For dedicated learners who want guided practice while shipping, formal training can compress the journey from experiments to production, and a focused masterclass can help you build confidence as you apply these patterns.

Why this guide

This guide explains the moving parts, the design choices that tend to work in practice, and a short checklist for launching a usable voice interface without drowning in jargon. Each section points to credible references so you can choose tools, measure progress, and avoid common pitfalls with confidence.

What is Voice AI, and why does it matter

Voice AI turns spoken audio into text, maps that text to intent and key details, decides what to do next, and speaks back to the user in a clear voice, which makes hands-free or eyes-busy moments much easier.

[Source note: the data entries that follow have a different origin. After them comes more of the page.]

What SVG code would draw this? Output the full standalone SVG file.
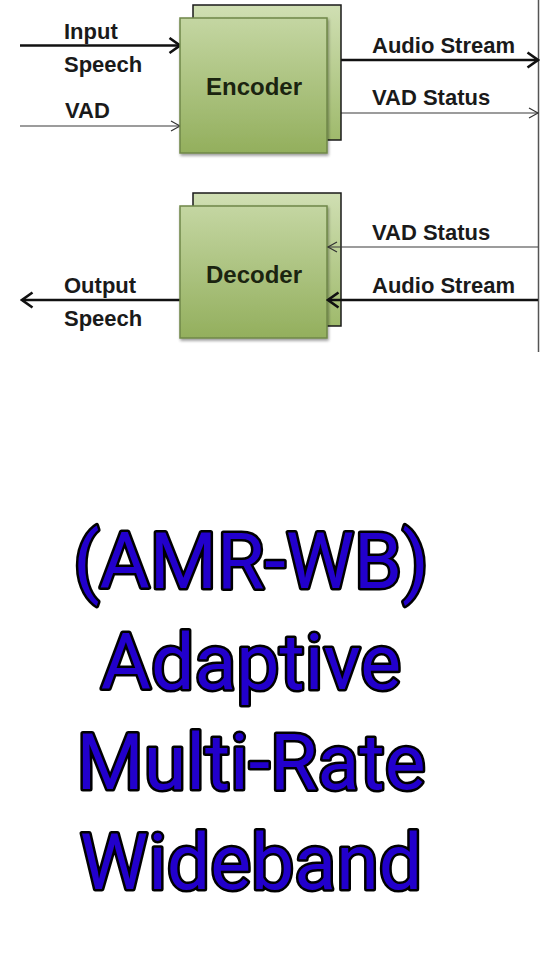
<svg xmlns="http://www.w3.org/2000/svg" width="540" height="960" viewBox="0 0 540 960">
  <defs>
    <linearGradient id="gFront" x1="0" y1="0" x2="0" y2="1">
      <stop offset="0" stop-color="#c4d6a2"/>
      <stop offset="1" stop-color="#93af5d"/>
    </linearGradient>
    <linearGradient id="gBack" x1="0" y1="0" x2="0" y2="1">
      <stop offset="0" stop-color="#d0dfb3"/>
      <stop offset="1" stop-color="#9fba6c"/>
    </linearGradient>
    <filter id="shadow" x="-10%" y="-10%" width="130%" height="130%">
      <feGaussianBlur in="SourceAlpha" stdDeviation="1.5"/>
      <feOffset dx="1" dy="2"/>
      <feComponentTransfer><feFuncA type="linear" slope="0.4"/></feComponentTransfer>
      <feMerge><feMergeNode/><feMergeNode in="SourceGraphic"/></feMerge>
    </filter>
    <marker id="arrThick" markerUnits="userSpaceOnUse" markerWidth="14" markerHeight="18" refX="12" refY="9" orient="auto">
      <path d="M1.5,1.5 L12,9 L1.5,16.5" fill="none" stroke="#111" stroke-width="2.6" stroke-linejoin="miter"/>
    </marker>
    <marker id="arrThin" markerUnits="userSpaceOnUse" markerWidth="12" markerHeight="12" refX="10" refY="6" orient="auto">
      <path d="M1,1 L10,6 L1,11" fill="none" stroke="#333" stroke-width="1.2"/>
    </marker>
  </defs>
  <style>
    .back { fill: url(#gBack); stroke: #1a1a1a; stroke-width: 1.5; }
    .front { fill: url(#gFront); stroke: #6f8748; stroke-width: 1.5; filter: url(#shadow); }
    .boxlabel { font-family: "Liberation Sans", Arial, sans-serif; font-weight: bold; font-size: 24px; fill: #1b2410; text-anchor: middle; }
    .lbl { font-family: "Liberation Sans", Arial, sans-serif; font-weight: bold; font-size: 22px; fill: #1a1a1a; }
    .thick { stroke: #111; stroke-width: 2.6; fill: none; }
    .thin { stroke: #3a3a3a; stroke-width: 1.2; fill: none; }
    .title { font-family: Roboto, "Liberation Sans", Arial, sans-serif; font-weight: normal; font-size: 77px; fill: #2200cc; stroke: #000; stroke-width: 5; stroke-linejoin: round; paint-order: stroke fill; text-anchor: middle; }
  </style>
  <rect width="540" height="960" fill="#ffffff"/>

  <g id="connectors">
    <line x1="538.5" y1="0" x2="538.5" y2="352" stroke="#555" stroke-width="1.5"/>
    <line class="thick" x1="20" y1="45.5" x2="180" y2="45.5" marker-end="url(#arrThick)"/>
    <line class="thin" x1="20" y1="126" x2="180" y2="126" marker-end="url(#arrThin)"/>
    <line class="thick" x1="327" y1="60" x2="538" y2="60" marker-end="url(#arrThick)"/>
    <line class="thin" x1="327" y1="113" x2="538" y2="113" marker-end="url(#arrThin)"/>
    <line class="thick" x1="180" y1="300" x2="22" y2="300" marker-end="url(#arrThick)"/>
  </g>

  <g id="encoder">
    <rect class="back" x="193" y="5" width="148" height="135"/>
    <rect class="front" x="180" y="18" width="147" height="135"/>
    <text class="boxlabel" x="254" y="95">Encoder</text>
  </g>

  <g id="decoder">
    <rect class="back" x="193" y="193" width="148" height="133"/>
    <rect class="front" x="180" y="206" width="147" height="132"/>
    <text class="boxlabel" x="254" y="283">Decoder</text>
  </g>

  <g id="connectors-in">
    <line class="thin" x1="538" y1="247" x2="328" y2="247" marker-end="url(#arrThin)"/>
    <line class="thick" x1="538" y1="300" x2="328" y2="300" marker-end="url(#arrThick)"/>
  </g>

  <g id="labels">
    <text class="lbl" x="64" y="39">Input</text>
    <text class="lbl" x="64" y="72">Speech</text>
    <text class="lbl" x="65" y="118">VAD</text>
    <text class="lbl" x="372" y="53">Audio Stream</text>
    <text class="lbl" x="372" y="105">VAD Status</text>
    <text class="lbl" x="372" y="240">VAD Status</text>
    <text class="lbl" x="372" y="293">Audio Stream</text>
    <text class="lbl" x="64" y="293">Output</text>
    <text class="lbl" x="64" y="326">Speech</text>
  </g>

  <g id="title">
    <text class="title" x="251" y="588">(AMR-WB)</text>
    <text class="title" x="251" y="689">Adaptive</text>
    <text class="title" x="251" y="789">Multi-Rate</text>
    <text class="title" x="251" y="889">Wideband</text>
  </g>
</svg>
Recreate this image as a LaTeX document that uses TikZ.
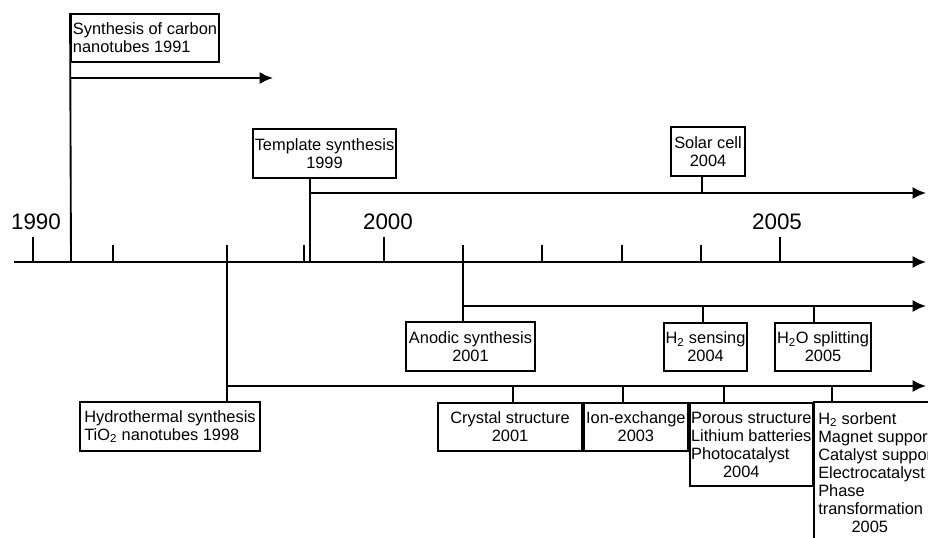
\documentclass[tikz,border=0pt]{standalone}
\usepackage{fontspec}
\setmainfont{Liberation Sans}
\usetikzlibrary{arrows.meta,positioning}
\newcommand{\evfont}{\fontsize{12.3}{13.5}\selectfont}
\newcommand{\yrfont}{\fontsize{16.8}{20}\selectfont}
\tikzstyle{event} = [draw, rectangle, line width=1.4pt, inner sep=0pt,
    align=center, font=\evfont]
\tikzstyle{year} = [inner sep=0pt, font=\yrfont]
\tikzstyle{line} = [line width=1.4pt]
\tikzstyle{connector} = [-{Latex[length=10pt,width=9pt]}, line width=1.4pt]

\begin{document}
\begin{tikzpicture}[x=0.75pt,y=-0.75pt]
	\useasboundingbox (0,0) rectangle (928,538);
	% time axis
	\coordinate (start) at (14,262);
	\coordinate (end) at (926,262);
	\draw[connector] (start) -- (end);
	\node[year] (y1990) at (36,222) {1990};
	\node[year] (y2000) at (388,222) {2000};
	\node[year] (y2005) at (777,222) {2005};
	\foreach \x in {33,384,780} \draw[line] (\x,237) -- (\x,262);
	\foreach \x in {113,304,542,622,701} \draw[line] (\x,245) -- (\x,262);
	
	% branch points
	\coordinate (b91) at (71,262);
	\coordinate (b98) at (227,245);
	\coordinate (b99) at (310,262);
	\coordinate (b01) at (463,245);
	\coordinate (e91) at (273,78);
	\coordinate (e98) at (926,386);
	\coordinate (e99) at (926,193);
	\coordinate (e01) at (926,306);
	
	% above the axis
	\node[event, align=left, minimum width=111pt, minimum height=36pt] (carbon) at (145,38)
		{Synthesis of carbon\\nanotubes 1991};
	\node[event, minimum width=107.25pt, minimum height=36.75pt] (template) at (324.5,153.5)
		{Template synthesis\\1999};
	\node[event, minimum width=55.5pt, minimum height=36.75pt] (solar) at (708,151.5)
		{Solar cell\\2004};
	\coordinate (s04) at (702,193);
	
	\draw[line] (carbon.north west) -- (b91);
	\draw[connector] (b91 |- e91) -- (e91);
	\draw[line] (template.south -| b99) -- (b99);
	\draw[connector] (b99 |- e99) -- (e99);
	\draw[line] (solar.south -| s04) -- (s04);
	
	% anodic branch
	\node[event, minimum width=96.75pt, minimum height=36.75pt] (anodic) at (470.5,346.5)
		{Anodic synthesis\\2001};
	\node[event, minimum width=62.25pt, minimum height=36pt] (sensing) at (705.5,347)
		{H\textsubscript{2} sensing\\2004};
	\node[event, minimum width=72pt, minimum height=36pt] (splitting) at (823,347)
		{H\textsubscript{2}O splitting\\2005};
	\coordinate (s04b) at (703,306);
	\coordinate (s05) at (814,306);
	
	\draw[connector] (b01) |- (e01);
	\draw[line] (anodic.north -| b01) -- (b01 |- e01);
	\draw[line] (sensing.north -| s04b) -- (s04b);
	\draw[line] (splitting.north -| s05) -- (s05);
	
	% hydrothermal branch
	\node[event, align=left, minimum width=135pt, minimum height=36.75pt] (hydro) at (170,426.5)
		{Hydrothermal synthesis\\TiO\textsubscript{2} nanotubes 1998};
	\node[event, minimum width=108pt, minimum height=36pt] (crystal) at (510,427)
		{Crystal structure\\2001};
	\node[event, minimum width=78pt, minimum height=36pt, right=0pt of crystal] (ionex)
		{Ion-exchange\\2003};
	\node[event, align=left, minimum width=92.25pt, minimum height=62.25pt, anchor=north west]
		(porous) at (ionex.north east)
		{Porous structure\\Lithium batteries\\Photocatalyst\\\hspace*{24pt}2004};
	\node[inner sep=0pt, align=left, font=\evfont, anchor=north west] (sorbent) at (818,412)
		{H\textsubscript{2} sorbent\\Magnet support\\Catalyst support\\Electrocatalyst\\Phase\\transformation\\\hspace*{25pt}2005};
	\coordinate (s01) at (513,386);
	\coordinate (s03) at (623,386);
	\coordinate (s04c) at (724,386);
	\coordinate (s05b) at (832,386);
	
	\draw[connector] (b98) |- (e98);
	\draw[line] (hydro.north -| b98) -- (b98 |- e98);
	\draw[line] (crystal.north -| s01) -- (s01);
	\draw[line] (ionex.north -| s03) -- (s03);
	\draw[line] (porous.north -| s04c) -- (s04c);
	\draw[line] (porous.north east -| s05b) -- (s05b);
	\draw[line] (porous.north east |- 0,545) -- (porous.north east) -- (porous.north east -| 935,0);
\end{tikzpicture}
\end{document}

A typical pipeline has automatic speech recognition to produce a transcript, natural language understanding to classify intent and extract entities, a dialogue manager to choose the next action, and text-to-speech to synthesize the reply. Modern recognition often uses log Mel features and large neural networks trained on many hours of speech, which is the approach used in Whisper for robustness across accents and noise. NLU maps an utterance to a task like check order status, and pulls details such as dates or account numbers, then routes to an API or workflow that can fulfill the request.

A dialogue manager is the conductor that tracks context and applies policies for confirmations, repairs, and handoffs, which is vital when users correct themselves mid sentence or switch topics. Text to speech then reads the answer in a chosen voice with a speaking rate suited to the environment so users can understand it in a car, on a call, or in a busy lobby. Wake word detection or push to talk helps avoid accidental activation and gives a clear start and end to each turn. Good voice UX makes capabilities obvious, keeps prompts short, and recovers gracefully because there is no visible menu to guide users.

Core components from end to end

ASR basics:

Feature extraction converts raw audio into log Mel spectrograms in small windows, which feed a neural encoder that learns stable acoustic patterns over time. Acoustic and language modeling are often bundled in transformer style networks, and cloud APIs expose these models through simple options for language, punctuation, and diarization. Decoding returns text with timestamps, which helps align captions, fire events at the right moments, and enable search within calls and recordings. For evaluation, LibriSpeech is a standard benchmark used to report Word Error Rate on clean and challenging test sets, which gives you a comparable reference point. Community datasets like Common Voice and the Multilingual LibriSpeech collection extend coverage to more languages and accents, which matters for global products.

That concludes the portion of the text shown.